患者は主人のアメリカ転勤で家族と一緒に渡米していた四十代の主婦である。見ただけで、頭の片側が円形に見事に禿げていた。円形脱毛症である。話を聞くうちにアメリカの生活が合わなくて緊張する毎日であったようで、特に二人の子供たちの教育に頭を悩ましていた。神経衰弱気味になって髪の毛が円形に抜けてしまったらしい。中医学では漢方薬を飲ませて鍼を打つ。証を決めて漢方薬を処方して、いつものように耳には置鍼を施して瞑想を教えて初回の治療は終わった。六回目の治療の頃には禿げて頭皮の見えていたところに産毛のような短い毛が生えてきていた。私も早い効果に驚いて患者を励まして週一で通院してもらい、十回目の治療の時まで三ヶ月で美容院で脱毛症が大分良くなって禿げていたところの毛髪の伸びが他の場所より早いと言われたとのことである。漢方薬自身は毛生え薬ではないが、心身の不調が良くなってくることが毛髪を伸ばして行く。

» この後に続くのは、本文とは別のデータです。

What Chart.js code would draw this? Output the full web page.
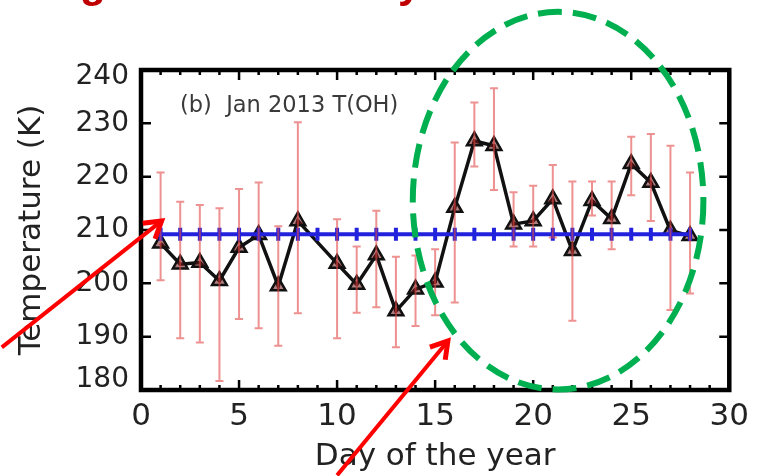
<!DOCTYPE html>
<html>
<head>
<meta charset="utf-8">
<script src="https://cdn.jsdelivr.net/npm/chart.js@4.4.1/dist/chart.umd.min.js"></script>
<style>
  html, body { margin: 0; padding: 0; background: #ffffff; }
  #wrap { width: 757px; height: 476px; }
</style>
</head>
<body>
<div id="wrap"><canvas id="c" width="757" height="476"></canvas></div>
<script>
// Daily OH rotational temperature, January 2013 (day 9 has no data)
const days     = [1, 2, 3, 4, 5, 6, 7, 8, 10, 11, 12, 13, 14, 15, 16, 17, 18, 19, 20, 21, 22, 23, 24, 25, 26, 27, 28];
const temps    = [207.5, 203.6, 203.9, 200.5, 206.7, 209.1, 199.5, 211.7, 203.7, 199.8, 205.3, 194.8, 198.9, 200.2,
                  214.2, 226.7, 225.8, 211.1, 211.7, 215.8, 206.1, 215.5, 212.1, 222.4, 218.9, 209.9, 208.9];
const tempHigh = [220.8, 215.3, 214.7, 214.1, 217.7, 218.9, 210.7, 230.2, 212.0, 206.9, 213.6, 205.0, 205.2, 206.4,
                  226.4, 233.9, 236.6, 217.1, 218.3, 222.2, 219.1, 219.1, 219.1, 227.5, 228.0, 225.8, 220.8];
const tempLow  = [200.6, 189.7, 188.9, 181.7, 193.3, 191.6, 188.3, 194.4, 189.7, 194.5, 195.5, 188.0, 192.0, 194.0,
                  196.4, 221.9, 217.5, 206.9, 206.9, 208.6, 193.0, 212.7, 206.4, 216.5, 211.7, 195.0, 198.1];

// Monthly mean temperature, marked on every day
const meanDays = [1, 2, 3, 4, 5, 6, 7, 8, 9, 10, 11, 12, 13, 14, 15, 16, 17, 18, 19, 20, 21, 22, 23, 24, 25, 26, 27, 28];
const meanTemp = 209.2;

// Axis tick labels
const xTicks = [0, 5, 10, 15, 20, 25, 30];
const yTicks = [180, 190, 200, 210, 220, 230, 240];

// Highlight ellipse (data units) and the two pointer arrows [fromDay, fromT, toDay, toT]
const ellipseCenter = [21.27, 215.5];
const ellipseRadii  = [7.41, 35.4];
const arrows = [
  [-7.1, 188.0, 1.05, 211.7],
  [10.0, 164.0, 15.65, 189.2]
];

const FONT = "'DejaVu Sans', 'Liberation Sans', Arial, sans-serif";
const INK = '#222222';

// Error bars, drawn over the lines
const errorBars = {
  id: 'errorBars',
  afterDatasetsDraw(chart) {
    const { ctx, scales: { x, y } } = chart;
    ctx.save();
    ctx.strokeStyle = 'rgba(226, 72, 72, 0.6)';
    ctx.lineWidth = 2;
    days.forEach((d, i) => {
      const px = x.getPixelForValue(d);
      const hi = y.getPixelForValue(tempHigh[i]);
      const lo = y.getPixelForValue(tempLow[i]);
      ctx.beginPath();
      ctx.moveTo(px, hi); ctx.lineTo(px, lo);
      ctx.moveTo(px - 4, hi); ctx.lineTo(px + 4, hi);
      ctx.moveTo(px - 4, lo); ctx.lineTo(px + 4, lo);
      ctx.stroke();
    });
    ctx.restore();
  }
};

// Boxed frame with inward ticks on all four sides, plus y labels
const frame = {
  id: 'frame',
  afterDraw(chart) {
    const { ctx, chartArea: a, scales: { x, y } } = chart;
    ctx.save();
    ctx.strokeStyle = '#000';
    ctx.lineWidth = 2.5;
    ctx.beginPath();
    for (let d = x.min; d <= x.max; d++) {
      const px = x.getPixelForValue(d);
      const len = d % 5 === 0 ? 10 : 5;
      ctx.moveTo(px, a.bottom); ctx.lineTo(px, a.bottom - len);
      ctx.moveTo(px, a.top); ctx.lineTo(px, a.top + len);
    }
    yTicks.forEach(v => {
      const py = y.getPixelForValue(v);
      ctx.moveTo(a.left, py); ctx.lineTo(a.left + 10, py);
      ctx.moveTo(a.right, py); ctx.lineTo(a.right - 10, py);
    });
    ctx.stroke();
    ctx.lineWidth = 4.5;
    ctx.strokeRect(a.left, a.top, a.right - a.left, a.bottom - a.top);

    // y tick labels; the end labels sit just inside the frame
    ctx.fillStyle = INK;
    ctx.font = '28px ' + FONT;
    ctx.textAlign = 'right';
    ctx.textBaseline = 'middle';
    yTicks.forEach(v => {
      let py = y.getPixelForValue(v);
      if (v === y.max) py += 7;
      if (v === y.min) py -= 10;
      ctx.fillText(String(v), a.left - 12, py);
    });

    // panel label
    ctx.fillStyle = '#3a3a3a';
    ctx.font = '22.5px ' + FONT;
    ctx.textAlign = 'left';
    ctx.textBaseline = 'alphabetic';
    ctx.fillText('(b)  Jan 2013 T(OH)', a.left + 39, a.top + 42);
    ctx.restore();
  }
};

// Green dashed ellipse, red pointer arrows and the caption line above
const callouts = {
  id: 'callouts',
  afterDraw(chart) {
    const { ctx, scales: { x, y } } = chart;
    ctx.save();
    const cx = x.getPixelForValue(ellipseCenter[0]);
    const cy = y.getPixelForValue(ellipseCenter[1]);
    const rx = x.getPixelForValue(ellipseCenter[0] + ellipseRadii[0]) - cx;
    const ry = cy - y.getPixelForValue(ellipseCenter[1] + ellipseRadii[1]);
    ctx.strokeStyle = '#00b050';
    ctx.lineWidth = 6;
    ctx.setLineDash([24, 11]);
    ctx.beginPath();
    ctx.ellipse(cx, cy, rx, ry, 0, 0, Math.PI * 2);
    ctx.stroke();
    ctx.setLineDash([]);

    ctx.strokeStyle = '#ff0000';
    ctx.lineCap = 'butt';
    ctx.lineJoin = 'miter';
    arrows.forEach(([d0, t0, d1, t1]) => {
      const x0 = x.getPixelForValue(d0), y0 = y.getPixelForValue(t0);
      const x1 = x.getPixelForValue(d1), y1 = y.getPixelForValue(t1);
      const ang = Math.atan2(y1 - y0, x1 - x0);
      ctx.lineWidth = 4;
      ctx.beginPath();
      ctx.moveTo(x0, y0); ctx.lineTo(x1, y1);
      ctx.stroke();
      ctx.lineWidth = 5;
      ctx.beginPath();
      ctx.moveTo(x1 - 19 * Math.cos(ang - 0.55), y1 - 19 * Math.sin(ang - 0.55));
      ctx.lineTo(x1, y1);
      ctx.lineTo(x1 - 19 * Math.cos(ang + 0.55), y1 - 19 * Math.sin(ang + 0.55));
      ctx.stroke();
    });

    // caption line, mostly above the top edge
    ctx.fillStyle = '#c00000';
    ctx.font = 'bold 42px "Liberation Sans", Arial, sans-serif';
    ctx.textAlign = 'left';
    ctx.textBaseline = 'alphabetic';
    ctx.fillText('g', 80, -3);
    ctx.fillText('y', 398, -3);
    ctx.restore();
  }
};

new Chart(document.getElementById('c'), {
  type: 'scatter',
  data: {
    datasets: [
      {
        label: 'Mean',
        data: meanDays.map(d => ({ x: d, y: meanTemp })),
        showLine: true,
        borderColor: '#2222dd',
        borderWidth: 4,
        pointStyle: 'line',
        rotation: 90,
        pointRadius: 6.5,
        pointBorderWidth: 4,
        pointBorderColor: '#2222dd',
        order: 0
      },
      {
        label: 'T(OH)',
        data: days.map((d, i) => ({ x: d, y: temps[i] })),
        showLine: true,
        borderColor: '#111111',
        borderWidth: 3.5,
        pointStyle: 'triangle',
        pointRadius: 8.5,
        pointBorderWidth: 2.5,
        pointBorderColor: '#111111',
        pointBackgroundColor: 'rgba(110, 20, 20, 0.55)',
        order: 1
      }
    ]
  },
  options: {
    responsive: false,
    animation: false,
    events: [],
    layout: { padding: { top: 70, right: 26, left: 0, bottom: 0 } },
    plugins: { legend: { display: false }, tooltip: { enabled: false } },
    scales: {
      x: {
        type: 'linear',
        min: 0, max: 30,
        afterBuildTicks: s => { s.ticks = xTicks.map(v => ({ value: v })); },
        afterFit: s => { s.height = 86; },
        grid: { display: false, drawTicks: false },
        border: { display: false },
        ticks: { autoSkip: false, maxRotation: 0, padding: 8, color: INK, font: { family: FONT, size: 31 } },
        title: { display: true, text: 'Day of the year', color: INK, font: { family: FONT, size: 31 }, padding: { top: 0, bottom: 0 } }
      },
      y: {
        min: 180, max: 240,
        afterBuildTicks: s => { s.ticks = yTicks.map(v => ({ value: v })); },
        afterFit: s => { s.width = 141; },
        grid: { display: false, drawTicks: false },
        border: { display: false },
        ticks: { display: false },
        title: { display: true, text: 'Temperature (K)', color: INK, font: { family: FONT, size: 31 }, padding: { top: 13, bottom: 0 } }
      }
    }
  },
  plugins: [errorBars, frame, callouts]
});
</script>
</body>
</html>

鍼を円形脱毛症になって禿げている場所に打って血流を良くすることによって毛髪の成長が促される。漢方薬鍼灸の相乗効果により、この患者の円形脱毛症は完治した。半ば諦めていた病い、円形脱毛症が完治したこの患者は自信を取り戻し、その後のアメリカ生活をエンジョイし始めて幸せに暮らしが楽しくなって顔にも笑みを浮かべるようになった。私の氣も大いにこの患者に貢献したものであったと私は思っている。円形脱毛症は西洋医学ではこんなにも早い回復は出来ない。女性にとって、髪の毛が抜けて円形脱毛症になってしまうのはほとんど致命傷とも言える病いで精神的な心の状態を改善することが一番のクスリとなる。漢方と鍼灸には精神を安定させる効果が期待できる。その大本には氣の存在があることを忘れてはならない。